ところが、進化を続けるサマンサは、セオドアとの肉体的な接点を求め、SEXの代理人さえも世話をする。さらに、セオドアのすてきな手紙をまとめて、出版社に送り、出版化を企画する。次第に、その能力は進化を続け、ある日、一瞬、セオドアとサマンサが途切れてしまう。それは、能力が進化したサマンサはセオドア以外にも600人以上の恋人と、どうしに8000人以上との会話さえ可能になった現実をセオドアに知らしめることになる。

やがて、人知を越えた存在になりつつあるサマンサはセオドアから離れていく。セオドアは、離婚届けにサインしたものの、愛するキャサリンへの思いを手紙に書き、送信、同じく、夫と別れ消沈しているエイミーと、会社の屋上で夜景を見ながら寄り添ってエンディング。

二人が見つめる夜景もまた、不思議なくらいにファンタジックな光の演出が施され、夢物語のようなラストシーンを生み出している。

ほとんどが、ホアキン・フェニックス扮するセオドアの一人芝居のような展開になるので、時に、退屈になりそうなものである。しかし、そこは、動きのある演出と、こった色彩映像、巧みに挿入されるサマンサとの不可思議な行動のエピソードを盛り込んで、決して退屈させないおもしろさを生み出していきます。

今時といえば、今時、今でこそ通用する題材の物語かもしれませんが、昨日見た「トライセンデンス」と好対象にさえ見えるピュアな物語は、必見の一本だと思います。
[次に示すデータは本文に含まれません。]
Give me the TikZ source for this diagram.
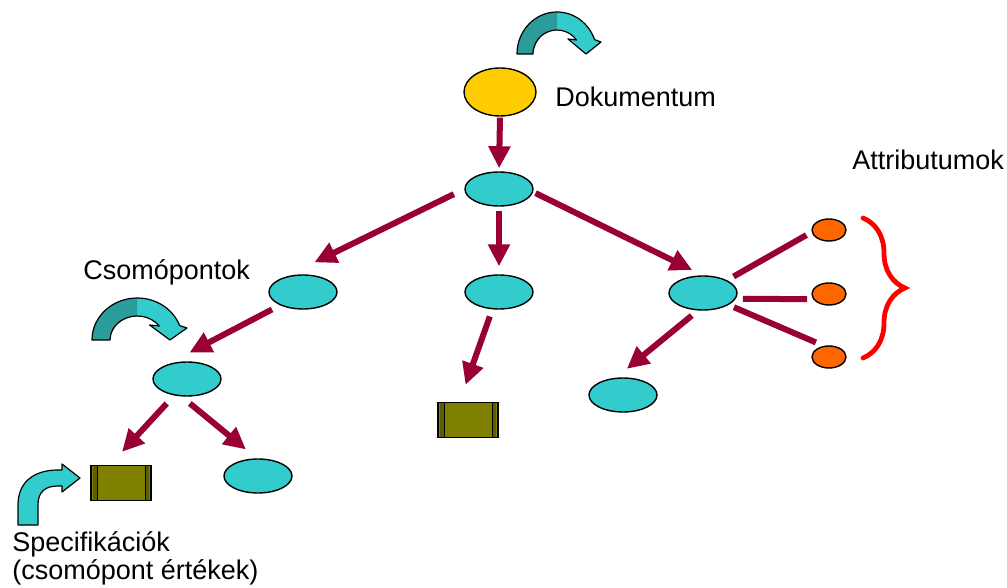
\documentclass[tikz,border=0pt]{standalone}
\usepackage{fontspec}
\setmainfont{Liberation Sans}
\usepackage{xcolor}
\usepackage{tikz}
\usetikzlibrary{shapes.geometric,arrows.meta,decorations.pathreplacing}
\definecolor{arrred}{HTML}{990033}
\definecolor{nodecyan}{HTML}{33CCCC}
\definecolor{docyellow}{HTML}{FFCC00}
\definecolor{attrorange}{HTML}{FF6600}
\definecolor{bracered}{HTML}{FF0000}
\definecolor{specolive}{HTML}{808000}
\definecolor{specdark}{HTML}{5E5E00}
\definecolor{tealL}{HTML}{33CCCC}
\definecolor{tealD}{HTML}{2B9C99}
\tikzset{
  elem/.style={ellipse, draw=black, line width=0.7pt, fill=nodecyan, minimum width=34pt, minimum height=17pt, inner sep=0pt},
  docnode/.style={elem, fill=docyellow, minimum width=36pt, minimum height=24pt},
  attr/.style={elem, fill=attrorange, minimum width=17pt, minimum height=11pt},
  spec/.style={rectangle, draw=black, line width=0.7pt, fill=specolive, minimum width=30pt, minimum height=17.5pt, inner sep=0pt,
    path picture={
      \fill[specdark] ([xshift=1pt]path picture bounding box.south west) rectangle ([xshift=3pt]path picture bounding box.north west);
      \fill[specdark] ([xshift=-1pt]path picture bounding box.south east) rectangle ([xshift=-3pt]path picture bounding box.north east);
      \draw[line width=0.5pt] ([xshift=3pt]path picture bounding box.south west) -- ([xshift=3pt]path picture bounding box.north west);
      \draw[line width=0.5pt] ([xshift=-3pt]path picture bounding box.south east) -- ([xshift=-3pt]path picture bounding box.north east);
    }},
  arr/.style={draw=arrred, line width=3pt, -{Triangle[length=11pt,width=10.5pt]}},
  link/.style={draw=arrred, line width=3pt},
  curly/.style={draw=bracered, line width=2.4pt, line cap=round, decorate, decoration={brace, amplitude=21pt}},
  lab/.style={font=\fontsize{13.5}{12}\selectfont, inner sep=0pt, anchor=base west, align=left},
  outl/.style={draw=black, line width=0.6pt, line join=round},
  turnarrow/.pic={
    \fill[tealL] (0,0) arc[start angle=180, end angle=340, x radius=40, y radius=42] -- (84,-12) -- (69,0) -- (51,-15) -- (59.5,-14)
      arc[start angle=324.3, end angle=180, radius=24] -- cycle;
    \fill[tealD] (0,0) arc[start angle=180, end angle=270, x radius=40, y radius=42] -- (40,-24)
      arc[start angle=270, end angle=180, radius=24] -- cycle;
    \draw[outl] (0,0) arc[start angle=180, end angle=340, x radius=40, y radius=42] -- (84,-12) -- (69,0) -- (51,-15) -- (59.5,-14)
      arc[start angle=324.3, end angle=180, radius=24] -- cycle;
  }
}

\begin{document}
\begin{tikzpicture}[x=0.5pt, y=-0.5pt]
  \useasboundingbox (0,0) rectangle (1007,588);
  \fill[white] (0,0) rectangle (1007,588);

  \node[docnode] (doc) at (500,92) {};
  \node[elem] (root) at (499,189) {};
  \node[elem] (kidL) at (303,292) {};
  \node[elem] (kidM) at (499,292) {};
  \node[elem] (kidR) at (703,293) {};
  \node[elem] (subL) at (187,379) {};
  \node[elem] (subLL) at (258,476) {};
  \node[elem] (subR) at (623,395) {};
  \node[spec] (specL) at (121,483) {};
  \node[spec] (specM) at (468,420) {};
  \node[attr] (attrA) at (829,230) {};
  \node[attr] (attrB) at (829,294) {};
  \node[attr] (attrC) at (829,357) {};

  \draw[arr, shorten <=0.5pt, shorten >=1.5pt] (doc.south) -- (root.north);
  \draw[arr, shorten <=5.8pt, shorten >=16.7pt] (root.180) -- (kidL.141);
  \draw[arr, shorten <=2pt, shorten >=4pt] (root.south) -- (kidM.north);
  \draw[arr, shorten <=1.3pt, shorten >=6pt] (root.355) -- (kidR.north);
  \draw[arr, shorten <=4.5pt, shorten >=13.5pt] (kidL.210) -- (subL.147);
  \draw[arr, shorten <=5.5pt, shorten >=8.8pt] (subL.232) -- (specL.121);
  \draw[arr, shorten <=5.5pt, shorten >=7pt] (subL.252) -- (subLL.94);
  \draw[arr, shorten <=3.75pt, shorten >=9pt] (kidM.249) -- (specM.115);
  \draw[arr, shorten <=4pt, shorten >=7pt] (kidR.254) -- (subR.112);

  \draw[link, shorten <=3.75pt, shorten >=3pt] (kidR.28) -- (attrA.187);
  \draw[link, shorten <=3.5pt, shorten >=3pt] (kidR.350) -- (attrB.198);
  \draw[link, shorten <=2.9pt, shorten >=4.3pt] (kidR.335) -- (attrC.115);

  \coordinate (braceTop) at (863,218);
  \coordinate (braceBot) at (863,358);
  \draw[curly] (braceTop) -- (braceBot);

  \pic at (517,54) {turnarrow};
  \pic[xscale=1.13] at (92,340) {turnarrow};
  \filldraw[fill=tealL, outl] (18,525) -- (18,505) .. controls (18,482) and (34,470) .. (58,470) -- (62,470) -- (62,464)
    -- (80,478) -- (62,492) -- (62,486) -- (58,486) .. controls (45,486) and (38,492) .. (38,505) -- (38,525) -- cycle;

  \node[lab] (docLab) at (555,107) {Dokumentum};
  \node[lab] (attrLab) at (852,170) {Attributumok};
  \node[lab] (kidLab) at (83,280) {Csomópontok};
  \node[lab] (specLab) at (12,579) {Specifikációk\\(csomópont értékek)};
\end{tikzpicture}
\end{document}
個性的な作品を発表するスパイク・ジョーンズ監督作品としては、これまで見たうちで一番良かった気がします。



オールド・ボーイアメリカ版)」
カンヌ映画祭でグランプリを取った韓国版のリメイク。

実はオリジナル版のストーリーはほとんど覚えていなかったが、さすがにアメリカ版になると、ストーリーが分かりやすくなっている。監督はスパイク・リーなので、彼独特の、人物をとらえたまま、背景だけが変わるというようなカメラワークが見られるとはいえ、根本的な金槌などの小道具や、横に移動しながらの金槌による敵とのアクションシーンは韓国版同様の演出が施されている。

ただ、やはり、韓国版にあった、おどろおどろしさというのは、どこかファンタジックに、非現実的に見えるのは、アメリカ的といえなくもない。

ストーリーは、アル中のさえないビジネスマンジョーは、ある日、酔っぱらって中国人街で妙なおもちゃを買う。その直後、友人のチャックの店に行き、断られてふらついていると、見知らぬ黄色い傘を持った女に近づいた後、意識を失う。

気がつくと、モーテルのような部屋に監禁されている。定期的に差し入れられる食事、テレビ映像で時間の流れが語られ、やがて20年。その間に妻マギーが夫ジョーに惨殺された事件があり、ジョーは犯人に。ただ、愛する娘に会いたい一心で、必死で体の衰えを押さえ、逃げ出す手段も考え、実行に移す日、眠らされ目が覚めると、草原の真ん中。黄色い傘の女を見つけ、ついていくと、診療活動をするマリーとで会う。

やがて、チャッキーの店に行き、マリーと共に、監禁した犯人への復讐と娘ネアに会うべく奔走していく。

やがて見えてきた真実。学生時代に目撃した事件を発端に、ジョーへの復讐劇が行われていたこと。娘と思っていたネアは架空の人物で、本当はマリーが娘であり、真実探求の課程で、愛し合って体をあわせてしまったことを知らされ、再度、ジョーは自ら監禁室へ向かってエンディング。

日本のコミックが原作なので、ストーリーの基本はほぼ同じでだが、ストーリー展開のテンポはアメリカ版の方がストレートにわかりやすい。正直、韓国版よりミステリーとして楽しめた気がします。

ただ、やはり原作の味は韓国版の方がしっかりしていると思うし、監禁が15年であったり、5日以内に真相を見つけなければいけないというようなストーリーのスピード感はオリジナル版に軍配が上がります。